Congress this week approved legislation to ban the use of forced arbitration in sexual assault and harassment claims in the workplace, The New York Times reports.
The Senate on Thursday unanimously approved the bill after it was passed with overwhelming bipartisan support in the House on Monday.
President Joe Biden is expected to sign the bill in the coming days.
Senate Majority Leader Chuck Schumer touted the rare bipartisan effort, warning lawmakers not to “ignore the genuine chances for progress when both parties agree to move forward on certain topics.”
“We are giving these workers a new path to justice,” said Democratic New York Sen.

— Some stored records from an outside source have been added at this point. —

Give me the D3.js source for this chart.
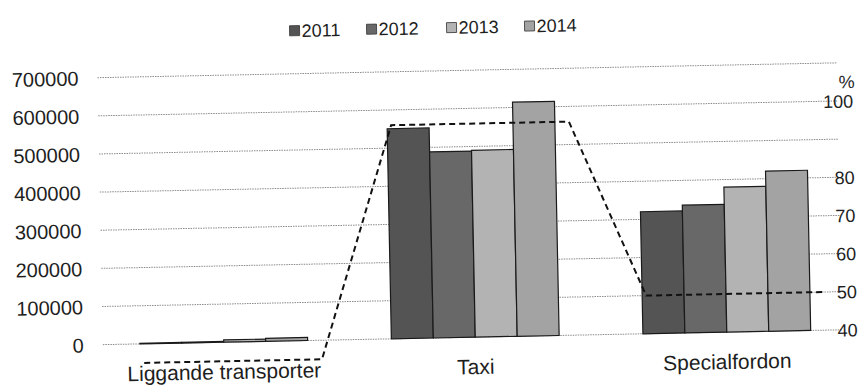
<!DOCTYPE html>
<html>
<head>
<meta charset="utf-8">
<script src="https://cdn.jsdelivr.net/npm/d3@7"></script>
<style>
  html, body { margin: 0; padding: 0; background: #fff; }
  svg { display: block; }
  text { font-family: "Liberation Sans", Arial, sans-serif; fill: #1e1e1e; }
</style>
</head>
<body>
<svg id="chart" width="864" height="385"></svg>
<script>
// Trips per vehicle type and year (bars, left axis)
const categories = ["Liggande transporter", "Taxi", "Specialfordon"];
const years = ["2011", "2012", "2013", "2014"];
const values2011 = [1500, 551000, 320000];
const values2012 = [2000, 488000, 335000];
const values2013 = [6000, 490000, 380000];
const values2014 = [8000, 614000, 420000];
// Share in percent (dashed line, right axis)
const percent = [35, 96, 50];

const leftTicks = [0, 100000, 200000, 300000, 400000, 500000, 600000, 700000];
const rightTicks = [40, 50, 60, 70, 80, 100];

const series = [values2011, values2012, values2013, values2014];
const fills = ["#545454", "#686868", "#b3b3b3", "#a3a3a3"];

const svg = d3.select("#chart");
const plot = { left: 95, right: 850, top: 71, bottom: 338 };

// The printed page sits slightly askew
const root = svg.append("g").attr("transform", "rotate(-1.15,432,200)");

const x = d3.scaleBand()
  .domain(categories)
  .range([plot.left, plot.right])
  .paddingInner(0.333)
  .paddingOuter(0.167);

const xYear = d3.scaleBand()
  .domain(years)
  .range([0, x.bandwidth()]);

const y = d3.scaleLinear()
  .domain([0, 700000])
  .range([plot.bottom, plot.top]);

// Right axis: 40 % at the baseline, 100 % on the 600000 gridline
const yR = d3.scaleLinear()
  .domain([40, 100])
  .range([y(0), y(600000)]);

// Dotted gridlines
root.append("g")
  .selectAll("line")
  .data(leftTicks)
  .join("line")
  .attr("x1", plot.left + 5)
  .attr("x2", plot.right - 10)
  .attr("y1", d => y(d))
  .attr("y2", d => y(d))
  .attr("stroke", "#8a8a8a")
  .attr("stroke-width", 1)
  .attr("stroke-dasharray", "1.5,1");

// Left axis labels
const leftAxis = d3.axisLeft(y)
  .tickValues(leftTicks)
  .tickFormat(d3.format("d"))
  .tickSize(0)
  .tickPadding(0);
const gL = root.append("g")
  .attr("transform", `translate(${81},0)`)
  .call(leftAxis);
gL.select(".domain").remove();
gL.selectAll("text")
  .style("font-size", "20px")
  .attr("dy", "0.35em")
  .style("fill", "#1e1e1e");

// Right axis labels
const rightAxis = d3.axisRight(yR)
  .tickValues(rightTicks)
  .tickFormat(d3.format("d"))
  .tickSize(0)
  .tickPadding(0);
const gR = root.append("g")
  .attr("transform", `translate(${855},0)`)
  .call(rightAxis);
gR.select(".domain").remove();
gR.selectAll("text")
  .attr("text-anchor", "end")
  .attr("x", 0)
  .attr("dy", "0.35em")
  .style("font-size", "18px")
  .style("fill", "#1e1e1e");
root.append("text")
  .attr("x", 857)
  .attr("y", yR(105))
  .attr("dy", "0.35em")
  .attr("text-anchor", "end")
  .style("font-size", "18px")
  .text("%");

// Bars
const groups = root.append("g")
  .selectAll("g")
  .data(categories)
  .join("g")
  .attr("transform", d => `translate(${x(d)},0)`);

groups.selectAll("rect")
  .data((c, i) => years.map((yr, k) => ({ yr, k, v: series[k][i] })))
  .join("rect")
  .attr("x", d => xYear(d.yr))
  .attr("width", xYear.bandwidth())
  .attr("y", d => y(d.v))
  .attr("height", d => y(0) - y(d.v))
  .attr("fill", d => fills[d.k])
  .attr("stroke", "#1a1a1a")
  .attr("stroke-width", 1.2);

// Dashed percentage line: a level segment across each group, joined between groups
const linePts = [];
categories.forEach((c, i) => {
  linePts.push([x(c) + 4, yR(percent[i])]);
  linePts.push([x(c) + x.bandwidth() + 14, yR(percent[i])]);
});
root.append("path")
  .attr("d", d3.line()(linePts))
  .attr("fill", "none")
  .attr("stroke", "#111")
  .attr("stroke-width", 2)
  .attr("stroke-dasharray", "6,4");

// Category labels
root.append("g")
  .selectAll("text")
  .data(categories)
  .join("text")
  .attr("x", d => x(d) + x.bandwidth() / 2)
  .attr("y", 375)
  .attr("text-anchor", "middle")
  .style("font-size", "21px")
  .text(d => d);

// Legend
const legendX = [293, 370, 450, 528];
const legend = root.append("g")
  .selectAll("g")
  .data(years)
  .join("g")
  .attr("transform", (d, i) => `translate(${legendX[i]},${28})`);
legend.append("rect")
  .attr("x", 0)
  .attr("y", -5)
  .attr("width", 10)
  .attr("height", 10)
  .attr("fill", (d, i) => fills[i])
  .attr("stroke", "#333")
  .attr("stroke-width", 0.8);
legend.append("text")
  .attr("x", 12)
  .attr("y", 0)
  .attr("dy", "0.35em")
  .style("font-size", "18px")
  .text(d => d);
</script>
</body>
</html>
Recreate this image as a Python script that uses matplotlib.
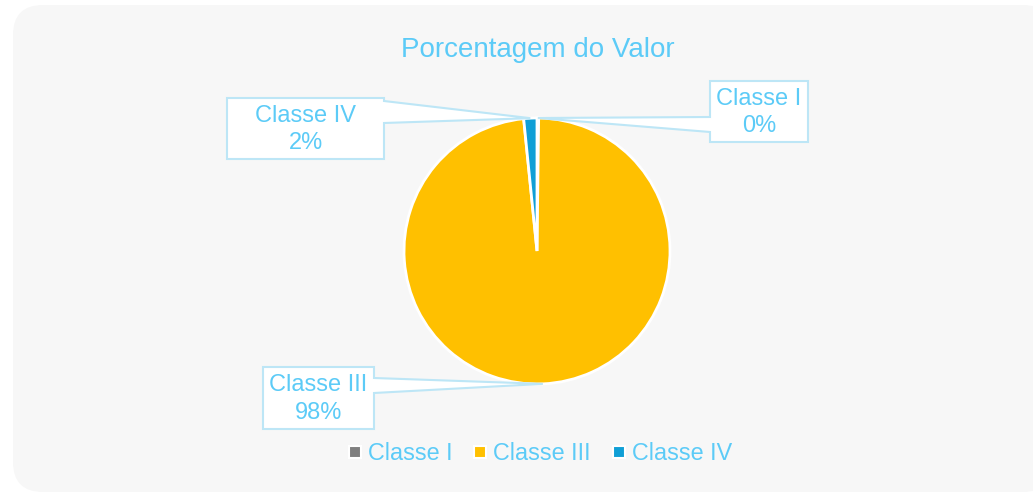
import matplotlib.pyplot as plt
import numpy as np
from matplotlib.patches import FancyBboxPatch, Polygon
from matplotlib.lines import Line2D

plt.rcParams['font.family'] = ['Liberation Sans', 'DejaVu Sans']

classes = ['Classe I', 'Classe III', 'Classe IV']
values = [0.2, 98.2, 1.6]
pct_labels = ['0%', '98%', '2%']
colors = ['#7F7F7F', '#FFC000', '#109FD6']

txt_color = '#5CCBF7'
box_edge = '#BDE6F6'

W, H = 1033, 495
fig = plt.figure(figsize=(W / 100, H / 100), dpi=100)
ax = fig.add_axes([0, 0, 1, 1])

# rounded chart background
bg = FancyBboxPatch((13, 3), 1040, 487, boxstyle='round,pad=0,rounding_size=30',
                    facecolor='#F7F7F7', edgecolor='none', zorder=0)
ax.add_patch(bg)

cx, cy, r = 537, 244, 133
wedges, _ = ax.pie(values, colors=colors, startangle=90, counterclock=False,
                   center=(cx, cy), radius=r,
                   wedgeprops=dict(edgecolor='white', linewidth=2))
for w in wedges:
    w.set_zorder(2)

ax.set_xlim(0, W)
ax.set_ylim(0, H)
ax.axis('off')

ax.text(538, H - 50, 'Porcentagem do Valor', ha='center', va='center',
        fontsize=20, color=txt_color)

# callout boxes: (x0, x1, top, bottom, side, pointer y1, pointer y2) in pixels from top
boxes = {
    'Classe I': (710, 808, 81, 142, 'left', 117, 132),
    'Classe III': (263, 374, 367, 429, 'right', 378, 393),
    'Classe IV': (227, 384, 98, 159, 'right', 101, 123),
}

for w, name, pct in zip(wedges, classes, pct_labels):
    mid = np.deg2rad((w.theta1 + w.theta2) / 2)
    tip = (cx + r * np.cos(mid), cy + r * np.sin(mid))
    x0, x1, top, bot, side, p1, p2 = boxes[name]
    t, b = H - top, H - bot
    q1, q2 = H - p1, H - p2
    if side == 'right':
        pts = [(x0, t), (x1, t), (x1, q1), tip, (x1, q2), (x1, b), (x0, b)]
    else:
        pts = [(x0, t), (x1, t), (x1, b), (x0, b), (x0, q2), tip, (x0, q1)]
    ax.add_patch(Polygon(pts, closed=True, facecolor='white', edgecolor=box_edge,
                         linewidth=1.5, zorder=3))
    ax.text((x0 + x1) / 2, (t + b) / 2 - 1, name + '\n' + pct, ha='center', va='center',
            fontsize=17, color=txt_color, linespacing=1.3, zorder=4)

handles = [Line2D([], [], marker='s', linestyle='none', markersize=8,
                  markerfacecolor=c, markeredgecolor='white', markeredgewidth=1.5)
           for c in colors]
leg = ax.legend(handles, classes, loc='center', bbox_to_anchor=(540 / W, 1 - 454 / H),
                ncol=3, frameon=False, fontsize=16.8, handlelength=0.6, handletextpad=0.25,
                columnspacing=0.9, labelcolor=txt_color)

fig.savefig('out.png', dpi=100, facecolor='white')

Kyrsten Gillibrand, who co-sponsored the bill with South Carolina Republican Lindsey Graham. “The bill is going to help fix a broken system.”
“I’m a limited-government Republican, but there’s a place for the government when it comes to our daily lives,” added Graham. “There’s plenty of things we can do that are meaningful like this.”
The bill would give survivors of sexual assault and harassment the ability to sue abusers even if they signed an employment contract banning such lawsuits and required the claims to be settled through arbitration.
An estimated 60 million American workers have signed such agreements, which have come under increased scrutiny in the #MeToo era.
Advocates of the bill said such agreements protest abusers and prevent victims from seeking accountability.
Employment lawyers called it one of the most significant changes to labor law in decades.
Republicans pulled back:
The legislation faced some opposition from Republicans, who argued that the federal government had no right to invalidate employment contracts.
But the legislation garnered so much bipartisan support that no Republican senator spoke out against the bill on the Senate floor.
Graham and Majority Leader Chuck Schumer appeared side-by-side at a news conference after the bill’s passage, where they praised former Fox News anchor Gretchen Carlson, whose lawsuit against former Fox News chief Roger Ailes brought increased attention to forced arbitration.
“You started it,” Schumer told her. “You had courage.”